## [Provided material]
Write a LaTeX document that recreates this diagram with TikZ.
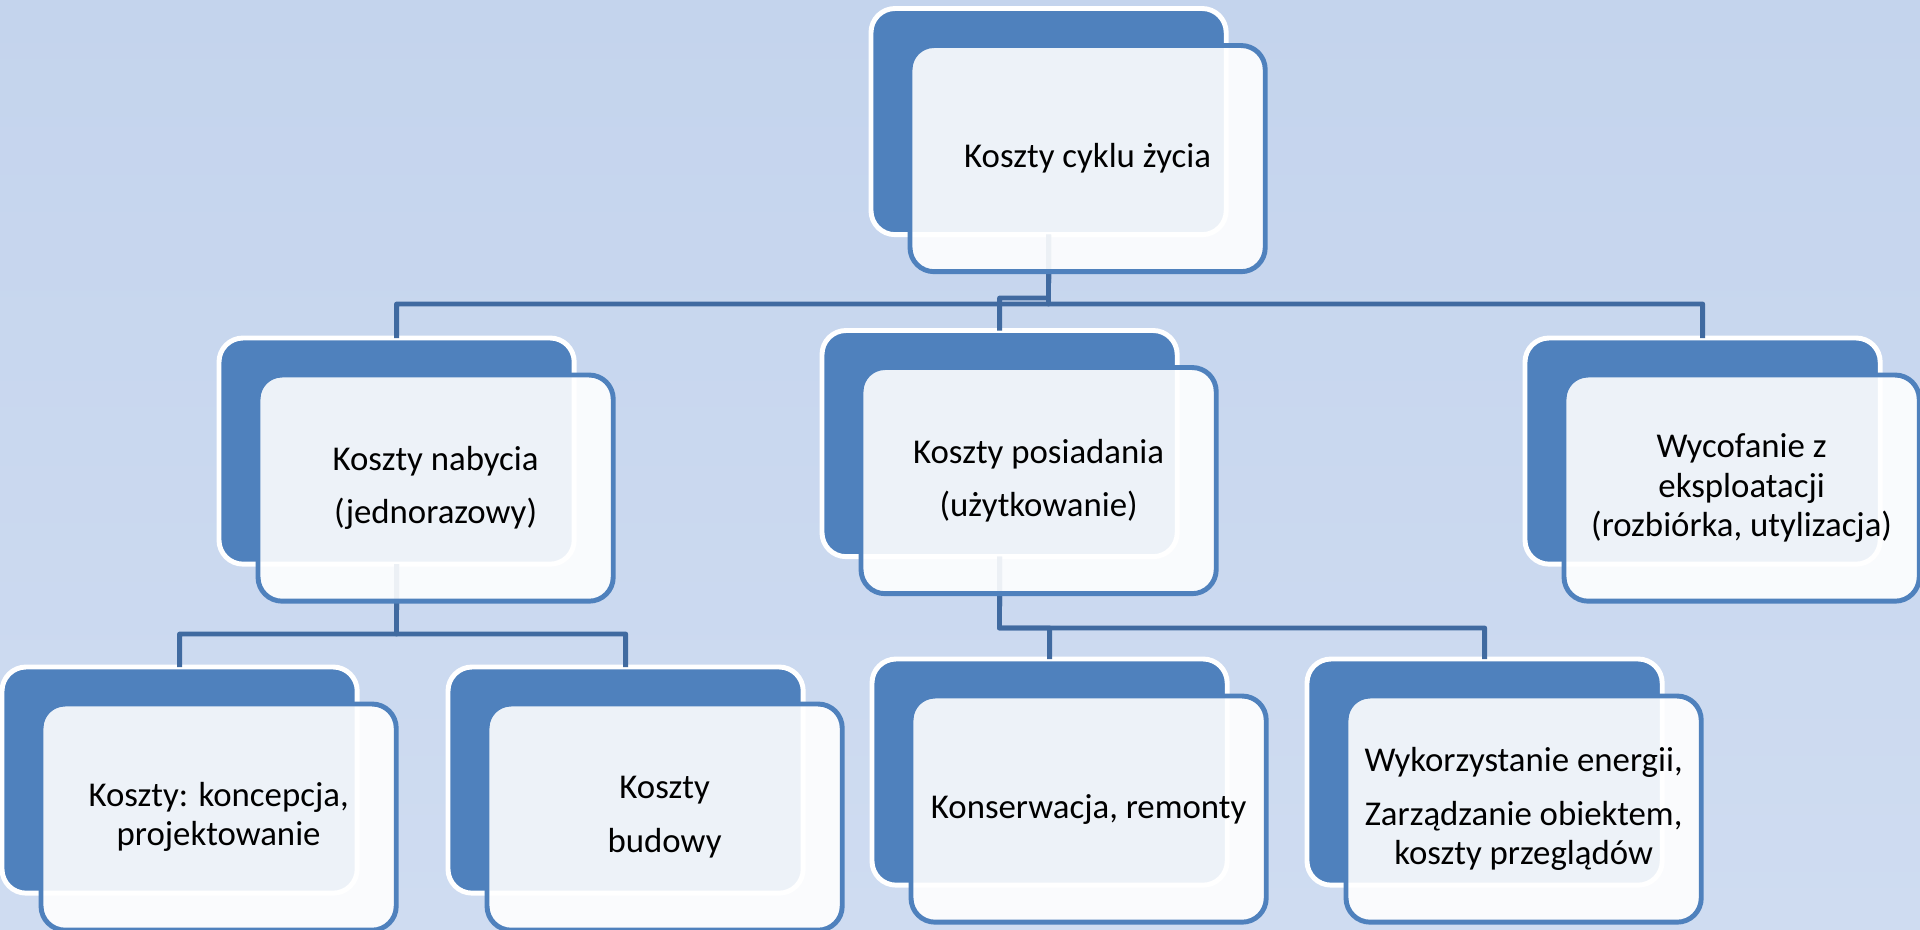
\documentclass[tikz,border=0pt]{standalone}
\usepackage{fontspec}
\setmainfont{Carlito}
\usetikzlibrary{positioning}
\definecolor{bgtop}{RGB}{196,212,237}
\definecolor{bgbot}{RGB}{207,220,241}
\definecolor{boxblue}{RGB}{79,129,189}
\definecolor{linkblue}{RGB}{64,106,160}
\tikzset{backbox/.style = {draw=white, line width=1.4pt, fill=boxblue,
                           rounded corners=0.24cm, inner sep=0, outer sep=0,
                           minimum width=3.55cm, minimum height=2.26cm,
                           anchor=north west}}
\tikzset{frontbox/.style = {draw=boxblue, line width=1.4pt, fill=white,
                            fill opacity=0.9, text opacity=1,
                            rounded corners=0.24cm, inner sep=0, outer sep=0,
                            minimum width=3.55cm, minimum height=2.26cm,
                            align=center, font=\fontsize{9.9}{11.2}\selectfont}}
\tikzset{link/.style = {draw=linkblue, line width=1.4pt, line join=round}}
\tikzset{shift/.style = {below right=0.37cm and 0.39cm of #1.north west}}

\begin{document}
\begin{tikzpicture}[x=0.01cm, y=-0.01cm]
    \useasboundingbox (0, 0) rectangle (1920, 930);
    \fill [top color=bgtop, bottom color=bgbot] (0, 0) rectangle (1920, 930);

    \node [backbox] (topB) at (871, 8.5) {};
    \node [backbox] (nabB) at (219, 338) {};
    \node [backbox] (posB) at (822, 330.5) {};
    \node [backbox] (wycB) at (1525, 338) {};
    \node [backbox] (konB) at (2, 667) {};
    \node [backbox] (budB) at (448, 667) {};
    \node [backbox] (remB) at (872, 659) {};
    \node [backbox] (eneB) at (1307, 659) {};

    \coordinate (topJ) at (1048.5, 304);
    \coordinate (topJm) at (1048.5, 298);
    \coordinate (nabJ) at (396.5, 634);
    \coordinate (posJ) at (999.5, 628);

    \draw [link] (topB.south) -- (topJ) -| (nabB.north);
    \draw [link] (topB.south) -- (topJ) -| (wycB.north);
    \draw [link] (topB.south) -- (topJm) -| (posB.north);
    \draw [link] (nabB.south) -- (nabJ) -| (konB.north);
    \draw [link] (nabB.south) -- (nabJ) -| (budB.north);
    \draw [link] (posB.south) -- (posJ) -| (remB.north);
    \draw [link] (posB.south) -- (posJ) -| (eneB.north);

    \node [frontbox, shift=topB] (top) {Koszty cyklu życia};
    \node [frontbox, shift=nabB] (nab) {Koszty nabycia\\[4pt](jednorazowy)};
    \node [frontbox, shift=posB] (pos) {Koszty posiadania\\[4pt](użytkowanie)};
    \node [frontbox, shift=wycB] (wyc) {Wycofanie z\\eksploatacji\\(rozbiórka, utylizacja)};
    \node [frontbox, shift=konB] (kon) {Koszty: koncepcja,\\projektowanie};
    \node [frontbox, shift=budB] (bud) {Koszty\\[4pt]budowy};
    \node [frontbox, shift=remB] (rem) {Konserwacja, remonty};
    \node [frontbox, shift=eneB] (ene) {Wykorzystanie energii,\\[4pt]Zarządzanie obiektem,\\koszty przeglądów};
  \end{tikzpicture}
\end{document}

## [What you will do]
The pictures should not be reproduced; quote all of the other material exactly.

## [Written response]
Write a LaTeX document that recreates this diagram with TikZ.
\documentclass[tikz,border=0pt]{standalone}
\usepackage{fontspec}
\setmainfont{Carlito}
\usetikzlibrary{positioning}
\definecolor{bgtop}{RGB}{196,212,237}
\definecolor{bgbot}{RGB}{207,220,241}
\definecolor{boxblue}{RGB}{79,129,189}
\definecolor{linkblue}{RGB}{64,106,160}
\tikzset{backbox/.style = {draw=white, line width=1.4pt, fill=boxblue,
                           rounded corners=0.24cm, inner sep=0, outer sep=0,
                           minimum width=3.55cm, minimum height=2.26cm,
                           anchor=north west}}
\tikzset{frontbox/.style = {draw=boxblue, line width=1.4pt, fill=white,
                            fill opacity=0.9, text opacity=1,
                            rounded corners=0.24cm, inner sep=0, outer sep=0,
                            minimum width=3.55cm, minimum height=2.26cm,
                            align=center, font=\fontsize{9.9}{11.2}\selectfont}}
\tikzset{link/.style = {draw=linkblue, line width=1.4pt, line join=round}}
\tikzset{shift/.style = {below right=0.37cm and 0.39cm of #1.north west}}

\begin{document}
\begin{tikzpicture}[x=0.01cm, y=-0.01cm]
    \useasboundingbox (0, 0) rectangle (1920, 930);
    \fill [top color=bgtop, bottom color=bgbot] (0, 0) rectangle (1920, 930);

    \node [backbox] (topB) at (871, 8.5) {};
    \node [backbox] (nabB) at (219, 338) {};
    \node [backbox] (posB) at (822, 330.5) {};
    \node [backbox] (wycB) at (1525, 338) {};
    \node [backbox] (konB) at (2, 667) {};
    \node [backbox] (budB) at (448, 667) {};
    \node [backbox] (remB) at (872, 659) {};
    \node [backbox] (eneB) at (1307, 659) {};

    \coordinate (topJ) at (1048.5, 304);
    \coordinate (topJm) at (1048.5, 298);
    \coordinate (nabJ) at (396.5, 634);
    \coordinate (posJ) at (999.5, 628);

    \draw [link] (topB.south) -- (topJ) -| (nabB.north);
    \draw [link] (topB.south) -- (topJ) -| (wycB.north);
    \draw [link] (topB.south) -- (topJm) -| (posB.north);
    \draw [link] (nabB.south) -- (nabJ) -| (konB.north);
    \draw [link] (nabB.south) -- (nabJ) -| (budB.north);
    \draw [link] (posB.south) -- (posJ) -| (remB.north);
    \draw [link] (posB.south) -- (posJ) -| (eneB.north);

    \node [frontbox, shift=topB] (top) {Koszty cyklu życia};
    \node [frontbox, shift=nabB] (nab) {Koszty nabycia\\[4pt](jednorazowy)};
    \node [frontbox, shift=posB] (pos) {Koszty posiadania\\[4pt](użytkowanie)};
    \node [frontbox, shift=wycB] (wyc) {Wycofanie z\\eksploatacji\\(rozbiórka, utylizacja)};
    \node [frontbox, shift=konB] (kon) {Koszty: koncepcja,\\projektowanie};
    \node [frontbox, shift=budB] (bud) {Koszty\\[4pt]budowy};
    \node [frontbox, shift=remB] (rem) {Konserwacja, remonty};
    \node [frontbox, shift=eneB] (ene) {Wykorzystanie energii,\\[4pt]Zarządzanie obiektem,\\koszty przeglądów};
  \end{tikzpicture}
\end{document}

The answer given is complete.